### Data segment ###

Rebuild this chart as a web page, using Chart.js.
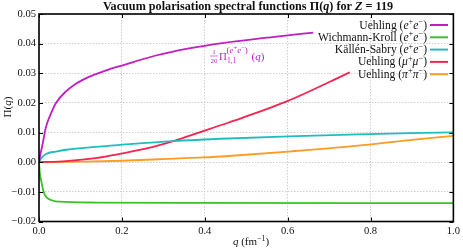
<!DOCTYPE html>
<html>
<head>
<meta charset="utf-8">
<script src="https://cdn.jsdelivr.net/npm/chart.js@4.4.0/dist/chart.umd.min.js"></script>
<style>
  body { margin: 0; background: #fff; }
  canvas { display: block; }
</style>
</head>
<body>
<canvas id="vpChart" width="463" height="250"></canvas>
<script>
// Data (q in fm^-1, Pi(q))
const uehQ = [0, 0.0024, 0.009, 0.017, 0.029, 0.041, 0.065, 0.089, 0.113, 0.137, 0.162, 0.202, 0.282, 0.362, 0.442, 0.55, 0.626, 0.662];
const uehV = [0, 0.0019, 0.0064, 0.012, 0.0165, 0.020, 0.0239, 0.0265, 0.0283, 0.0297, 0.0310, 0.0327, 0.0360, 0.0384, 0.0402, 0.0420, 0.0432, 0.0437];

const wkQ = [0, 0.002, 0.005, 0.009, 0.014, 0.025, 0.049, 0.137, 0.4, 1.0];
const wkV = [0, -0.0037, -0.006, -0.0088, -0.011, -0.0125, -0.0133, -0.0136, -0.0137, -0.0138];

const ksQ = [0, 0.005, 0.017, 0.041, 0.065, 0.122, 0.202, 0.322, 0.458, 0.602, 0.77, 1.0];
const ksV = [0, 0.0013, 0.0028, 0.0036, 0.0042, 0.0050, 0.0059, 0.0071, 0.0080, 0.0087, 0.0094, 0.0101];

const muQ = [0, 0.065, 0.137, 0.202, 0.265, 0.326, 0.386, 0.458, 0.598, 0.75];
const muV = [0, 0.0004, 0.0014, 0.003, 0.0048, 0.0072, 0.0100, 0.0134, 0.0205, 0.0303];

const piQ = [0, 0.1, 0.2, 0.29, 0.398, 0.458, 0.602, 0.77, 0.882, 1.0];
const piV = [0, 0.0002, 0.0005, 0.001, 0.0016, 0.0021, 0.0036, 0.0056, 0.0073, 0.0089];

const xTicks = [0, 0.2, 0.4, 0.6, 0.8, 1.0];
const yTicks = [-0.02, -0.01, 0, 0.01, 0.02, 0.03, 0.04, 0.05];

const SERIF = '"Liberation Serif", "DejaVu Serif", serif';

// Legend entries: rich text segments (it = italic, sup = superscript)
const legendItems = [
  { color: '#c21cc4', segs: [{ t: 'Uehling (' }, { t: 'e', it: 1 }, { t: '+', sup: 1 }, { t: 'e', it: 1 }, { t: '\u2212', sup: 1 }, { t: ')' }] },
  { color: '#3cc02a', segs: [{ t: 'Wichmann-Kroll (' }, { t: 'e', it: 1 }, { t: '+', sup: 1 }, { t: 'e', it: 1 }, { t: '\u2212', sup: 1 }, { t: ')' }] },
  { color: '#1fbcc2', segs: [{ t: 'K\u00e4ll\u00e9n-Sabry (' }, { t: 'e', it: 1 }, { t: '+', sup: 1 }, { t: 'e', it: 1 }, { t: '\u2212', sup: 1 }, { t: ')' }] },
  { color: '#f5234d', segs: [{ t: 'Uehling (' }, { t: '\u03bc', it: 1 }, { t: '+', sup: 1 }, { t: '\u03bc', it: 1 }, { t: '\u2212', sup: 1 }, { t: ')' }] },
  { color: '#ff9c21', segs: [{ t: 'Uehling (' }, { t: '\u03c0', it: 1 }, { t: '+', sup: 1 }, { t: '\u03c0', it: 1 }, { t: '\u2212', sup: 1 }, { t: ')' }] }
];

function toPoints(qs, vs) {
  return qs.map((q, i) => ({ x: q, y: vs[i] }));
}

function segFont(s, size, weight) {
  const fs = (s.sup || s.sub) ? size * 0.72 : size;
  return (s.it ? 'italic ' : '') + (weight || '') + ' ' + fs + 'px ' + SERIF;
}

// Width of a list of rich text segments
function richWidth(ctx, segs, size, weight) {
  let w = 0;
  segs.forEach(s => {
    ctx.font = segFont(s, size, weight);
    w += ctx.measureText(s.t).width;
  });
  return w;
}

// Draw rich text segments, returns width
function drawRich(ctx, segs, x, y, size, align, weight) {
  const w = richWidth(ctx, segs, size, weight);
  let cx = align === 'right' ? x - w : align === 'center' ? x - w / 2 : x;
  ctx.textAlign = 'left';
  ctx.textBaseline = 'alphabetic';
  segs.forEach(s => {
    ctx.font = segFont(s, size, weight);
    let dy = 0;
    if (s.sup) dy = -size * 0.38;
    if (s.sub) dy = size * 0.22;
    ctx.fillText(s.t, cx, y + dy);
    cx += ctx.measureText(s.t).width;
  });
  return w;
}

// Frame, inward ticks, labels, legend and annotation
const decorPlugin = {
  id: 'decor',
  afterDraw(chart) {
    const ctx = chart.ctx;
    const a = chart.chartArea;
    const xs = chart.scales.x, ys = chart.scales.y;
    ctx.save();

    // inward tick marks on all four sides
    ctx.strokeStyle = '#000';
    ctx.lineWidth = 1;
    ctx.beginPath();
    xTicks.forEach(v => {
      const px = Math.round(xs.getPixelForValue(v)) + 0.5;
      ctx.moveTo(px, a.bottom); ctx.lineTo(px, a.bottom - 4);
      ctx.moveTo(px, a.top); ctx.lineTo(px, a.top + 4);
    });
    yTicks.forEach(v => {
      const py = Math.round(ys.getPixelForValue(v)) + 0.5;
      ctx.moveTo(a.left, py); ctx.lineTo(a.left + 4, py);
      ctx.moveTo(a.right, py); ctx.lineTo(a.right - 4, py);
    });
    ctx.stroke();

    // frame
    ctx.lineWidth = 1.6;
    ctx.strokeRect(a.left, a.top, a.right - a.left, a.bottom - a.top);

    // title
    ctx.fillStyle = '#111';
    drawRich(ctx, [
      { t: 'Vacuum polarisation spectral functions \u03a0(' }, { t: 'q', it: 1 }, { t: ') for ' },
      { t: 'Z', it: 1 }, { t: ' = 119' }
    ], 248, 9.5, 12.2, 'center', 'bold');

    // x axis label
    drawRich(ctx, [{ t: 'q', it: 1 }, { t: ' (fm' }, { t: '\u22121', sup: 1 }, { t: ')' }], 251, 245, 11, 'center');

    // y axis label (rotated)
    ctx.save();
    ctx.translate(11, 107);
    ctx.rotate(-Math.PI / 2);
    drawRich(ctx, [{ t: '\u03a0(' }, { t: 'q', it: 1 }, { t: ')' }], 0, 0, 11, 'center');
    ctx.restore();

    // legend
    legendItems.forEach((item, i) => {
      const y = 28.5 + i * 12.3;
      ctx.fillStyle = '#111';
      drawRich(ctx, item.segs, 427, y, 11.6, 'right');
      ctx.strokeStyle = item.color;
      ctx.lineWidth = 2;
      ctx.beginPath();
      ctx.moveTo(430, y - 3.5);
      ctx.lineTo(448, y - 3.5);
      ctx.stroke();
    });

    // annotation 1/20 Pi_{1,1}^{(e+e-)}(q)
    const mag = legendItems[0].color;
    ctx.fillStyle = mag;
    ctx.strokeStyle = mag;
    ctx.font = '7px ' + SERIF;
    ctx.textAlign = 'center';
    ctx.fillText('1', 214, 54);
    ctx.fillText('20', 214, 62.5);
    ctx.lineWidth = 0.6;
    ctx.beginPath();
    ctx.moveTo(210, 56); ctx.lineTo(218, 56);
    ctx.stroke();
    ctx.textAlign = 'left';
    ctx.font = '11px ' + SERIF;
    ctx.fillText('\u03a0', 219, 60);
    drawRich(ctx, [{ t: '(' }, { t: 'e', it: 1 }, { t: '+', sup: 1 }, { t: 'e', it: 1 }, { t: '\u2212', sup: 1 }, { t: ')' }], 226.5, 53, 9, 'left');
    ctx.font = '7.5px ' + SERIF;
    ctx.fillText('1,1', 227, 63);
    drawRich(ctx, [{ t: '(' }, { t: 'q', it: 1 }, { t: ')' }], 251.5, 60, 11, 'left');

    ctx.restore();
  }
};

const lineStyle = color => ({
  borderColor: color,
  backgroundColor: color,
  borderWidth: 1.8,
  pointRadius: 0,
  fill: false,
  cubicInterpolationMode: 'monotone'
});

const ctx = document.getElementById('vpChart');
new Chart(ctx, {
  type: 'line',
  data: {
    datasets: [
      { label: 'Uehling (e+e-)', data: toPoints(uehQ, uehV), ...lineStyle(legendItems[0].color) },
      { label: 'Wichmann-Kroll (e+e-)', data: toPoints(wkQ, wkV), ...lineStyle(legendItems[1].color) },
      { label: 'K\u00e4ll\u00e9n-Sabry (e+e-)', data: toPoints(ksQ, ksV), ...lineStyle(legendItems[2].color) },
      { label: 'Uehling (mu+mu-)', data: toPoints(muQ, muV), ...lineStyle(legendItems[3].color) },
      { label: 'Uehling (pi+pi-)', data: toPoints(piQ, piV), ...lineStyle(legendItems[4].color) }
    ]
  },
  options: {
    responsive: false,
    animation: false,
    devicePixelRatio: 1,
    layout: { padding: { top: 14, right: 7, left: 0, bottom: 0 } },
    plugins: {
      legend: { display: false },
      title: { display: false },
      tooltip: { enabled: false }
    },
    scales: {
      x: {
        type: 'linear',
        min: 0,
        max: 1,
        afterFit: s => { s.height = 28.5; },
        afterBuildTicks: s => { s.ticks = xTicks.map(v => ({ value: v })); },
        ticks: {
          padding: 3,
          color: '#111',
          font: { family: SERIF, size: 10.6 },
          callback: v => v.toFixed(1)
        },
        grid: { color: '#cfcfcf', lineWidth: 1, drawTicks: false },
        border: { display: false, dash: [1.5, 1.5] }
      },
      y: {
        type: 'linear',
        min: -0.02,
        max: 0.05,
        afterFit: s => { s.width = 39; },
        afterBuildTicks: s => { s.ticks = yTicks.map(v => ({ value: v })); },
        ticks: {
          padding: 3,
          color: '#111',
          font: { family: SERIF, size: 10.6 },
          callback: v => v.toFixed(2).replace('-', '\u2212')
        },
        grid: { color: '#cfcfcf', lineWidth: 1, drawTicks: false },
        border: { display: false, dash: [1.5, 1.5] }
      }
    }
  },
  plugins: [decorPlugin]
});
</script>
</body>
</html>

###

### What to do
Give again, exactly, the lines from the start of the data through the one holding "0.0420, 0.0432, 0.0437];"; omit the pictures.

### Task output
Rebuild this chart as a web page, using Chart.js.
<!DOCTYPE html>
<html>
<head>
<meta charset="utf-8">
<script src="https://cdn.jsdelivr.net/npm/chart.js@4.4.0/dist/chart.umd.min.js"></script>
<style>
  body { margin: 0; background: #fff; }
  canvas { display: block; }
</style>
</head>
<body>
<canvas id="vpChart" width="463" height="250"></canvas>
<script>
// Data (q in fm^-1, Pi(q))
const uehQ = [0, 0.0024, 0.009, 0.017, 0.029, 0.041, 0.065, 0.089, 0.113, 0.137, 0.162, 0.202, 0.282, 0.362, 0.442, 0.55, 0.626, 0.662];
const uehV = [0, 0.0019, 0.0064, 0.012, 0.0165, 0.020, 0.0239, 0.0265, 0.0283, 0.0297, 0.0310, 0.0327, 0.0360, 0.0384, 0.0402, 0.0420, 0.0432, 0.0437];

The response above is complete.